### Task objective
Search the records below for the word "this". Pull out each line that has it.

### Entries
════════════════════
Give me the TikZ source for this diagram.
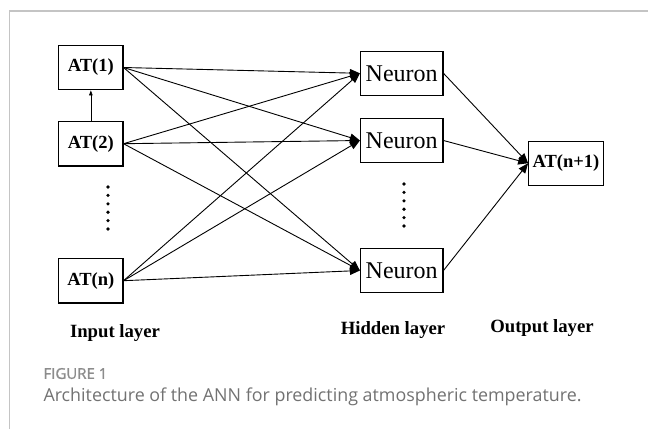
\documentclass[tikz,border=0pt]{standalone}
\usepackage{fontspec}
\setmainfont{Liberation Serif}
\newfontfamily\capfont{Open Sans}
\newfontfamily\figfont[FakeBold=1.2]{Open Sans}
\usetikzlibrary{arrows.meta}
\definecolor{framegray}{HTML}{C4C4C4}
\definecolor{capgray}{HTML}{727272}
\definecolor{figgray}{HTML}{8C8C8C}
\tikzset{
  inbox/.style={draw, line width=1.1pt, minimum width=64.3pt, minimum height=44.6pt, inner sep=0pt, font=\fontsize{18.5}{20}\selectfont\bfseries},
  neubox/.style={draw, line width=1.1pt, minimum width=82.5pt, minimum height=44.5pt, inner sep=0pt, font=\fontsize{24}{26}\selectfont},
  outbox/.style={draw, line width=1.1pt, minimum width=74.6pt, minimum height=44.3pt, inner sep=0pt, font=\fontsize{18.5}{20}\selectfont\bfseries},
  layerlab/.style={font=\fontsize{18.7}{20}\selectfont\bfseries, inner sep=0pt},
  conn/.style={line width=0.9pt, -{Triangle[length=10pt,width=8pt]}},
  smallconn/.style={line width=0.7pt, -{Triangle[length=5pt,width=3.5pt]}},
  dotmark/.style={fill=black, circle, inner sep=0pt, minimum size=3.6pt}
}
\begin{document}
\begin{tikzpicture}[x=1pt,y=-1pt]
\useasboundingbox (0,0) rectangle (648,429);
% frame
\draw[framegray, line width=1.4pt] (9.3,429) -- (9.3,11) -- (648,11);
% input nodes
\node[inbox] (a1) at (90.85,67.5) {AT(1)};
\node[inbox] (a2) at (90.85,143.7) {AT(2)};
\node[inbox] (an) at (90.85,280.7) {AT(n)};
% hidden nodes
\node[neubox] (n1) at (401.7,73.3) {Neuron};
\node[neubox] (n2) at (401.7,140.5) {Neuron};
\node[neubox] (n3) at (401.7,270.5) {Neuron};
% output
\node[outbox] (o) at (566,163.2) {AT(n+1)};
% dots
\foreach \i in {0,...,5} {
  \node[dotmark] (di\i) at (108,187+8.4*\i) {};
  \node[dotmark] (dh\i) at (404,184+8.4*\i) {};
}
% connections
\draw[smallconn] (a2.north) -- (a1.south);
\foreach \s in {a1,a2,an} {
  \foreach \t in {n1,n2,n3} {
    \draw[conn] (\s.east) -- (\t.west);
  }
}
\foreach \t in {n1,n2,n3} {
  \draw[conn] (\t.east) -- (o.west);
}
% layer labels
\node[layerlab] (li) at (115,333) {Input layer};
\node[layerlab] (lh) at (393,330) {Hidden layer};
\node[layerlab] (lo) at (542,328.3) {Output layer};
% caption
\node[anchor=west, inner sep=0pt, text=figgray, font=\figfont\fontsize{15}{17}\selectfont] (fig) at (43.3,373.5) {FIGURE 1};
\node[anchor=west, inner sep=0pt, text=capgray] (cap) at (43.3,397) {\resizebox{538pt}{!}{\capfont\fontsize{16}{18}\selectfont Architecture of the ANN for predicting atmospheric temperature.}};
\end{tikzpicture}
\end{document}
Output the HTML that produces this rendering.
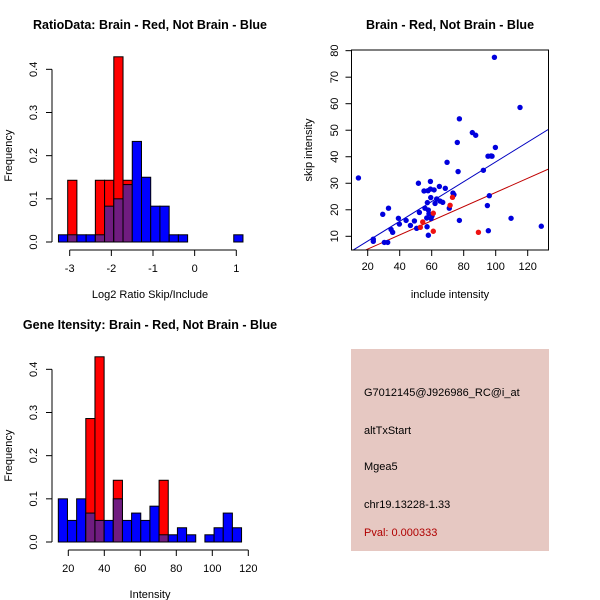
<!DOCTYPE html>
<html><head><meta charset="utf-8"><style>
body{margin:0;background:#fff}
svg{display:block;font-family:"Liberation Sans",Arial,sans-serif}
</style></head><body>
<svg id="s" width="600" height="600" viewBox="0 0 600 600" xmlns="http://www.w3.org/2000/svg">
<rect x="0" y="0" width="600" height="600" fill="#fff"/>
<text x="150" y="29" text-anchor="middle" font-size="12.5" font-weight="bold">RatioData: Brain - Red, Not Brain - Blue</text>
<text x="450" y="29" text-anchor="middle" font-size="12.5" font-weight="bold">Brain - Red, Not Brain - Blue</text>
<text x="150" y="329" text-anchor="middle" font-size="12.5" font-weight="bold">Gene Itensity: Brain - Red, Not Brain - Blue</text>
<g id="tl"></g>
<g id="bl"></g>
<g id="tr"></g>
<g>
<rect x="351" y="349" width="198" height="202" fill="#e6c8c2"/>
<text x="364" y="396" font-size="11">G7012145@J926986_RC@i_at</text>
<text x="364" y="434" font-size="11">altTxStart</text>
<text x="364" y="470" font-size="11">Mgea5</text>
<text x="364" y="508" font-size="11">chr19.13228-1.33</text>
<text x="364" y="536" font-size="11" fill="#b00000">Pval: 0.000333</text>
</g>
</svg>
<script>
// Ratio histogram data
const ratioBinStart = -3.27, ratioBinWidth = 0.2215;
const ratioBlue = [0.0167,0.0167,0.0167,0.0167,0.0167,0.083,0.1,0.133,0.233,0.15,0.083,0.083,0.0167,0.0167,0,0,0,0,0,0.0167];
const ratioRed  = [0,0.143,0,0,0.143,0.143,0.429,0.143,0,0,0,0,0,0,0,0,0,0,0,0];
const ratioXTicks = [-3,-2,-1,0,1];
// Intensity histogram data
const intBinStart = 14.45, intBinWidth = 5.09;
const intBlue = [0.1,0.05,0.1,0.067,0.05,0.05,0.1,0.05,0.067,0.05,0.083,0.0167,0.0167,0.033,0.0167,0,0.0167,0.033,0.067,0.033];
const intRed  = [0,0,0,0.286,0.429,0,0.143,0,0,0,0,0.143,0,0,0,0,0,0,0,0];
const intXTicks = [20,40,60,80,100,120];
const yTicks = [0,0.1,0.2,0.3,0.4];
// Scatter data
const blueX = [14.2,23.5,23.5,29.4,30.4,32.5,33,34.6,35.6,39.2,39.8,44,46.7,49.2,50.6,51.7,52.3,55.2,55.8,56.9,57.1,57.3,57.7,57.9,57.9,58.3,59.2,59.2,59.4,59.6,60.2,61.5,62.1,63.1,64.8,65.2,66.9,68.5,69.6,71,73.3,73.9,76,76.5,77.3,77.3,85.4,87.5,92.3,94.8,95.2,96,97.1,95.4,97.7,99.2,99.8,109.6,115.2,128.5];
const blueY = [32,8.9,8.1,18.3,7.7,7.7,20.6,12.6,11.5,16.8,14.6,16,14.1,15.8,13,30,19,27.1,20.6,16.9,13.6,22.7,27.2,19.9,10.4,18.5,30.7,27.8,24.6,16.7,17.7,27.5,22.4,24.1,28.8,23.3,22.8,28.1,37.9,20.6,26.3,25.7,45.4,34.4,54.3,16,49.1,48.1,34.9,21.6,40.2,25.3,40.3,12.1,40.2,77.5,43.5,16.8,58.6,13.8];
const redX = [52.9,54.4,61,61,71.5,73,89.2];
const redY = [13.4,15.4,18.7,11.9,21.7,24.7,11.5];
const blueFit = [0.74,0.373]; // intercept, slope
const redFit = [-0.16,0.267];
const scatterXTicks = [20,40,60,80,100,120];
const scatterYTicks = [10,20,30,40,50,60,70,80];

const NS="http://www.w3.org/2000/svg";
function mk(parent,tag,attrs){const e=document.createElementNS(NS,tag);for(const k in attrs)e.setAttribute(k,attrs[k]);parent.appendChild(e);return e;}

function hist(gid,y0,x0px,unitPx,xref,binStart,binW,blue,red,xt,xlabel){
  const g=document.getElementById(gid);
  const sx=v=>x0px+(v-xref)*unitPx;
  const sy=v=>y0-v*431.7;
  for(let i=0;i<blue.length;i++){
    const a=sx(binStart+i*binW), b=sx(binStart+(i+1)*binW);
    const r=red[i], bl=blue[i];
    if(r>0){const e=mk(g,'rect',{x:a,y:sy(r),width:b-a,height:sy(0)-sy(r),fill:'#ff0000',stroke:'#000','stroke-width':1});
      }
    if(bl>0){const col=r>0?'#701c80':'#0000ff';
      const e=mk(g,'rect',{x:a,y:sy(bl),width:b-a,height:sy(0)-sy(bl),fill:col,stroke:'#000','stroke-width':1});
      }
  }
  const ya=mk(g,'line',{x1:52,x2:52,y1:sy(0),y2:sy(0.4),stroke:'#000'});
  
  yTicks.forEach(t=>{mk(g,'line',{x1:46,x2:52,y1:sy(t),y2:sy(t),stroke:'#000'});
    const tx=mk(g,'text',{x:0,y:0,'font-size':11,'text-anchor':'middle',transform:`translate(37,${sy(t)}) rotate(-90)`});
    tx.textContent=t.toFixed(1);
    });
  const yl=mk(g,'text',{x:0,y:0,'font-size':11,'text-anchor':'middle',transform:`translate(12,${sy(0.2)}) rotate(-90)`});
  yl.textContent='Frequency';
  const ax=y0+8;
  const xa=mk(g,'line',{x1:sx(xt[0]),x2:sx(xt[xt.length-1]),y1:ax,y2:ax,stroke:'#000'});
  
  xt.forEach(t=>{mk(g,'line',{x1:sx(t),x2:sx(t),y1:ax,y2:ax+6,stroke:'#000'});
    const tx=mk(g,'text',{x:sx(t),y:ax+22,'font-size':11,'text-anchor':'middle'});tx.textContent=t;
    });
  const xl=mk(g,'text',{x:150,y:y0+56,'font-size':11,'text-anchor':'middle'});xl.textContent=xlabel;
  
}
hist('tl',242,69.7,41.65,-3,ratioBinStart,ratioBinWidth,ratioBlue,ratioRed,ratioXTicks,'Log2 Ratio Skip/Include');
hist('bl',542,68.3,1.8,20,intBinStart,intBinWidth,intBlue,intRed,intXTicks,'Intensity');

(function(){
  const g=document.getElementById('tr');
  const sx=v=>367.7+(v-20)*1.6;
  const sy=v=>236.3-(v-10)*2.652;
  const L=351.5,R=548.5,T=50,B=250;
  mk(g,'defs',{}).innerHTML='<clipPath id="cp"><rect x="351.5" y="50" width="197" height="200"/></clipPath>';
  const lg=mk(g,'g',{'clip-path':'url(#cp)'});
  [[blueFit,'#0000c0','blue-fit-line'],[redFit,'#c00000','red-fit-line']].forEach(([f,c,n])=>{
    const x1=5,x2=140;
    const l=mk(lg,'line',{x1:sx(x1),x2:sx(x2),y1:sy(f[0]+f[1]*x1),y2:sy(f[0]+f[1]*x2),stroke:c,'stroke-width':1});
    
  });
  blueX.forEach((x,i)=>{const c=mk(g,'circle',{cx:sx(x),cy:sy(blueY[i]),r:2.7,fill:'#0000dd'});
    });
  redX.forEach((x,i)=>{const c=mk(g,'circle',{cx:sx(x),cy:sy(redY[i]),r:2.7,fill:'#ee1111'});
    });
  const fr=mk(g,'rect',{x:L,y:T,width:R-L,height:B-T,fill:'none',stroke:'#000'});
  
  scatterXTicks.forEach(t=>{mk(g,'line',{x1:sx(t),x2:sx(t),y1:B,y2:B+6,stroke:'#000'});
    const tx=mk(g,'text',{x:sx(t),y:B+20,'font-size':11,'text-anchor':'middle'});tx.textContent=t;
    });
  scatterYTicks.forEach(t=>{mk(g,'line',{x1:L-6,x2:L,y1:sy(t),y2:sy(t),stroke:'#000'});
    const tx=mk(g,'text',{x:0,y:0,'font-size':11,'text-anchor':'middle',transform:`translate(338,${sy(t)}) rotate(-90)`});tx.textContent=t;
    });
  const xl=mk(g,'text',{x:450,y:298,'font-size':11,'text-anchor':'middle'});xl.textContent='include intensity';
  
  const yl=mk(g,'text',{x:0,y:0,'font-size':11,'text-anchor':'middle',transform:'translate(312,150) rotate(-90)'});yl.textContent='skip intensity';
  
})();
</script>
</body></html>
════════════════════
### Answer below
Give me the TikZ source for this diagram.
Output the HTML that produces this rendering.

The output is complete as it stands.